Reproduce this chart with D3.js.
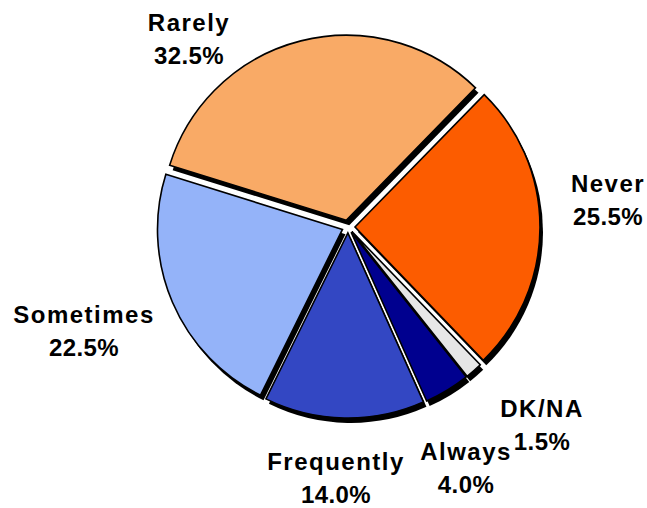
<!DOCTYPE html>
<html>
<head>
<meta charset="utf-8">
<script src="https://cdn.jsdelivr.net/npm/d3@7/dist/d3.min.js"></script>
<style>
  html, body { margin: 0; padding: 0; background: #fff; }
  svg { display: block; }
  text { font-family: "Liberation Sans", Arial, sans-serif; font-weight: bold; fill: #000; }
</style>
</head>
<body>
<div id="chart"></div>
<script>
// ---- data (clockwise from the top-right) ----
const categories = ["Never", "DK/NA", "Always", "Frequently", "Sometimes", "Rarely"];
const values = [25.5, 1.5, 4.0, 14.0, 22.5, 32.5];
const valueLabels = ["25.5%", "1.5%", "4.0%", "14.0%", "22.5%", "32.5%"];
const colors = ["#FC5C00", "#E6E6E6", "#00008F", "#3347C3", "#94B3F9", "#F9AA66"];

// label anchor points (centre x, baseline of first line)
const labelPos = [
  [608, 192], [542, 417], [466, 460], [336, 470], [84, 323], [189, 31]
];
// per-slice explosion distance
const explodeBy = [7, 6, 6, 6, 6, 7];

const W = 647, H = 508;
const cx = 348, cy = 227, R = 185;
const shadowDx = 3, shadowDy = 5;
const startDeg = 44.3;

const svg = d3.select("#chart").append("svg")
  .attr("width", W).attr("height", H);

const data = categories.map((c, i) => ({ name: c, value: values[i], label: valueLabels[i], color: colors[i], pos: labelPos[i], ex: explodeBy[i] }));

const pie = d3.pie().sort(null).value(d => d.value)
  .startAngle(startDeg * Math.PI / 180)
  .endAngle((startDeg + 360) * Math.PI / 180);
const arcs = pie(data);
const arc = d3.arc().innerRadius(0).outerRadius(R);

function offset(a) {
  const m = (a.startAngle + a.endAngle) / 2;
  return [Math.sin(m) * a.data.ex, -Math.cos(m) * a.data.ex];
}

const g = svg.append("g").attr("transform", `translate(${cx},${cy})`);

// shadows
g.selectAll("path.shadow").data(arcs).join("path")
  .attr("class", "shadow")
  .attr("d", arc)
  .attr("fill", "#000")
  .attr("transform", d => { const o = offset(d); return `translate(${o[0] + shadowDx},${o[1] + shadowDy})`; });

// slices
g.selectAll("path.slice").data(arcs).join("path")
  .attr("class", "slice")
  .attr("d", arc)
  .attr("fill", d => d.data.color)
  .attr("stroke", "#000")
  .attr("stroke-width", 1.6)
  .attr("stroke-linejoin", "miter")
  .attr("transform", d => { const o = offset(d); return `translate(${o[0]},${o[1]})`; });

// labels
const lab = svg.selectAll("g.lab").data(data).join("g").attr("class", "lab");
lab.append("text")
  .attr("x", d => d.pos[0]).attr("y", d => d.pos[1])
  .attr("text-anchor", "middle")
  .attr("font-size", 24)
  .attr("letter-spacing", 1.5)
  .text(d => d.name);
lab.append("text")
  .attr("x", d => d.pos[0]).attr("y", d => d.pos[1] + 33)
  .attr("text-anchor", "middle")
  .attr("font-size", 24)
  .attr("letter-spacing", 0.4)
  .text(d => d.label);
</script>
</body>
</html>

--------

What is needed:
Reproduce the full material exactly, excluding the pictures.

Solution below:
Reproduce this chart with D3.js.
<!DOCTYPE html>
<html>
<head>
<meta charset="utf-8">
<script src="https://cdn.jsdelivr.net/npm/d3@7/dist/d3.min.js"></script>
<style>
  html, body { margin: 0; padding: 0; background: #fff; }
  svg { display: block; }
  text { font-family: "Liberation Sans", Arial, sans-serif; font-weight: bold; fill: #000; }
</style>
</head>
<body>
<div id="chart"></div>
<script>
// ---- data (clockwise from the top-right) ----
const categories = ["Never", "DK/NA", "Always", "Frequently", "Sometimes", "Rarely"];
const values = [25.5, 1.5, 4.0, 14.0, 22.5, 32.5];
const valueLabels = ["25.5%", "1.5%", "4.0%", "14.0%", "22.5%", "32.5%"];
const colors = ["#FC5C00", "#E6E6E6", "#00008F", "#3347C3", "#94B3F9", "#F9AA66"];

// label anchor points (centre x, baseline of first line)
const labelPos = [
  [608, 192], [542, 417], [466, 460], [336, 470], [84, 323], [189, 31]
];
// per-slice explosion distance
const explodeBy = [7, 6, 6, 6, 6, 7];

const W = 647, H = 508;
const cx = 348, cy = 227, R = 185;
const shadowDx = 3, shadowDy = 5;
const startDeg = 44.3;

const svg = d3.select("#chart").append("svg")
  .attr("width", W).attr("height", H);

const data = categories.map((c, i) => ({ name: c, value: values[i], label: valueLabels[i], color: colors[i], pos: labelPos[i], ex: explodeBy[i] }));

const pie = d3.pie().sort(null).value(d => d.value)
  .startAngle(startDeg * Math.PI / 180)
  .endAngle((startDeg + 360) * Math.PI / 180);
const arcs = pie(data);
const arc = d3.arc().innerRadius(0).outerRadius(R);

function offset(a) {
  const m = (a.startAngle + a.endAngle) / 2;
  return [Math.sin(m) * a.data.ex, -Math.cos(m) * a.data.ex];
}

const g = svg.append("g").attr("transform", `translate(${cx},${cy})`);

// shadows
g.selectAll("path.shadow").data(arcs).join("path")
  .attr("class", "shadow")
  .attr("d", arc)
  .attr("fill", "#000")
  .attr("transform", d => { const o = offset(d); return `translate(${o[0] + shadowDx},${o[1] + shadowDy})`; });

// slices
g.selectAll("path.slice").data(arcs).join("path")
  .attr("class", "slice")
  .attr("d", arc)
  .attr("fill", d => d.data.color)
  .attr("stroke", "#000")
  .attr("stroke-width", 1.6)
  .attr("stroke-linejoin", "miter")
  .attr("transform", d => { const o = offset(d); return `translate(${o[0]},${o[1]})`; });

// labels
const lab = svg.selectAll("g.lab").data(data).join("g").attr("class", "lab");
lab.append("text")
  .attr("x", d => d.pos[0]).attr("y", d => d.pos[1])
  .attr("text-anchor", "middle")
  .attr("font-size", 24)
  .attr("letter-spacing", 1.5)
  .text(d => d.name);
lab.append("text")
  .attr("x", d => d.pos[0]).attr("y", d => d.pos[1] + 33)
  .attr("text-anchor", "middle")
  .attr("font-size", 24)
  .attr("letter-spacing", 0.4)
  .text(d => d.label);
</script>
</body>
</html>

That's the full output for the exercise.